We took our time wandering over the tops, relishing the brief window of clement weather, considering it might be some time before we come here again. Then came the knee-grinding, ear-popping 1200+m descent to Waitewaewae hut. All that elevation gained over the past few days, gone in an hour or so.
Once again we had the hut to ourselves. The upside of Plan B was we now had a definitive excess of food so I had no problem persuading Tony that we could use up the emergency Backcountry meal I’d been carting all the way from National Park. We had this as an entree to our usual home-dehydrated dinner. Creamy carbonara had never tasted so good.

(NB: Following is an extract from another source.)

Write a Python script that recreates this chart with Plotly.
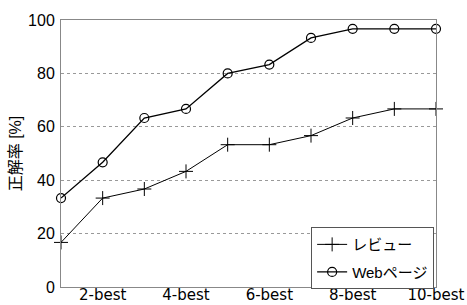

Mystery of the day: At Te Matawai hut, a TA walker had written in the intentions book two nights before we arrived. That would have put him out on the tops in some appalling wind. When we reached Nichols hut, we found his name again – he had stayed there for four nights, changing his intentions from pressing on over the tops, to retreating back to Te Matawai. But we didn’t pass him going out, and he wasn’t at Waitewaewae- where did he go? One possibility is that he had been airlifted off the mountains, as we had heard a helicopter early in the morning. I guess we’ll never know – it will remain the Mystery of the Missing TA Walker.